Also, most loans do not have an early payment penalty, so if the interest rate is as low as it is, you might as well finance it. Keep the cash for an investment, or just to have it readily available in case of any emergencies.

My intention isn't to preach, but below is my philosophy on car purchases (i.e. what I feel is right for me and may or may not be right for you).

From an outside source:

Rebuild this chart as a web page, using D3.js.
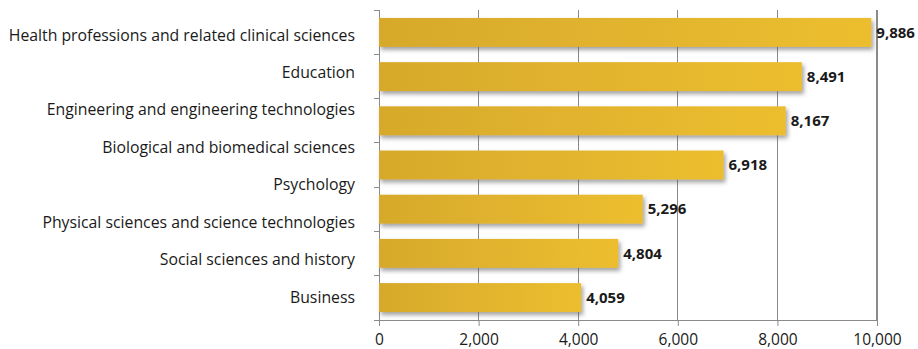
<!DOCTYPE html>
<html>
<head>
<meta charset="utf-8">
<script src="https://cdn.jsdelivr.net/npm/d3@7"></script>
<style>
  body { margin: 0; background: #fff; }
  svg text { font-family: "Open Sans", "Noto Sans", sans-serif; fill: #1a1a1a; }
</style>
</head>
<body>
<div id="chart"></div>
<script>
const categories = [
  'Health professions and related clinical sciences',
  'Education',
  'Engineering and engineering technologies',
  'Biological and biomedical sciences',
  'Psychology',
  'Physical sciences and science technologies',
  'Social sciences and history',
  'Business'
]
const values = [9886, 8491, 8167, 6918, 5296, 4804, 4059]
const xTicks = [0, 2000, 4000, 6000, 8000, 10000]

const width = 918, height = 349
const plotLeft = 379, plotRight = 877, plotTop = 10, plotBottom = 320

const svg = d3.select('#chart').append('svg')
  .attr('width', width)
  .attr('height', height)

const defs = svg.append('defs')
const grad = defs.append('linearGradient').attr('id', 'barGrad')
grad.append('stop').attr('offset', '0%').attr('stop-color', '#d7a92c')
grad.append('stop').attr('offset', '100%').attr('stop-color', '#ecbe2f')

const shadow = defs.append('filter').attr('id', 'shadow')
  .attr('x', '-5%').attr('y', '-30%').attr('width', '115%').attr('height', '180%')
shadow.append('feDropShadow')
  .attr('dx', 2).attr('dy', 3).attr('stdDeviation', 2.2)
  .attr('flood-color', '#555').attr('flood-opacity', 0.55)

const x = d3.scaleLinear().domain([0, 10000]).range([plotLeft, plotRight])
const yBar = d3.scaleBand()
  .domain(d3.range(values.length))
  .range([plotTop, plotBottom])
  .paddingInner(0.345)
  .paddingOuter(0.18)
const yTick = d3.scaleBand().domain(d3.range(values.length)).range([plotTop, plotBottom])
const yLabel = d3.scalePoint().domain(categories).range([35, 297])

// vertical gridlines
svg.append('g').selectAll('line')
  .data(xTicks.slice(1))
  .enter().append('line')
  .attr('x1', d => x(d)).attr('x2', d => x(d))
  .attr('y1', plotTop).attr('y2', plotBottom)
  .attr('stroke', '#8a8a8a')
  .attr('stroke-width', d => d === 10000 ? 2 : 1)
  .attr('shape-rendering', 'crispEdges')

// bottom axis
const xAxis = svg.append('g')
  .attr('transform', `translate(0,${plotBottom})`)
  .call(d3.axisBottom(x).tickValues(xTicks).tickSize(6).tickPadding(8).tickFormat(d3.format(',')))
xAxis.select('.domain').attr('stroke', '#8a8a8a')
xAxis.selectAll('.tick line').attr('stroke', '#8a8a8a')
xAxis.selectAll('text').style('font-size', '15.5px').attr('fill', '#1a1a1a')

// left axis line + ticks
svg.append('line')
  .attr('x1', plotLeft).attr('x2', plotLeft).attr('y1', plotTop).attr('y2', plotBottom)
  .attr('stroke', '#8a8a8a').attr('shape-rendering', 'crispEdges')
svg.append('g').selectAll('line')
  .data(d3.range(values.length + 1))
  .enter().append('line')
  .attr('x1', plotLeft - 5).attr('x2', plotLeft)
  .attr('y1', d => d < values.length ? yTick(d) : plotBottom)
  .attr('y2', d => d < values.length ? yTick(d) : plotBottom)
  .attr('stroke', '#8a8a8a').attr('shape-rendering', 'crispEdges')

// bars
svg.append('g').selectAll('rect')
  .data(values)
  .enter().append('rect')
  .attr('x', x(0))
  .attr('y', (d, i) => yBar(i))
  .attr('width', d => x(d) - x(0))
  .attr('height', yBar.bandwidth())
  .attr('fill', 'url(#barGrad)')
  .attr('filter', 'url(#shadow)')

// value labels
svg.append('g').selectAll('text')
  .data(values)
  .enter().append('text')
  .attr('x', d => x(d) + 5)
  .attr('y', (d, i) => yBar(i) + yBar.bandwidth() / 2)
  .attr('dy', '0.35em')
  .style('font-size', '15px')
  .style('font-weight', 'bold')
  .text(d => d3.format(',')(d))

// category labels
svg.append('g').selectAll('text')
  .data(categories)
  .enter().append('text')
  .attr('x', 355)
  .attr('y', d => yLabel(d))
  .attr('dy', '0.35em')
  .attr('text-anchor', 'end')
  .style('font-size', '15.8px')
  .text(d => d)
</script>
</body>
</html>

- Don't finance any purchase for which you can't pay cash up front.
- Finance over no more than 36 months.
- Put enough down such that you are never upside down on the loan (on a car loan, this may not be as big of a deal, but I do it more for personal discipline than anything else).
- Try to time the loan payoff with the warranty period (i.e. if you will be putting 50K miles in 36 months, don't get a 48 mo loan). This ensure that you have more cash available every month when repairs are necessary.
- Factor in expendable items, such as tires, which will cost upwards of $1200 or more, per year (a conservative approach) into you monthly expense for the car, along with insurance, gas, and registration. If you really want a true cost of ownership, plug in the depreciation as well. This will give you a very good idea of how much you really are spending on your car every month.

After tabulating all of these numbers, if it still makes sense, then go for it. If not, make the necessary changes (i.e. add/delete options), and calculate it again until you are happy with the numbers.

So it sounds like you have the cash and don't need to finance, so use that to your advantage to get a better price on the car. Specify that you will be paying cash and indiciate that you are willing to finance if you get a more favorable price.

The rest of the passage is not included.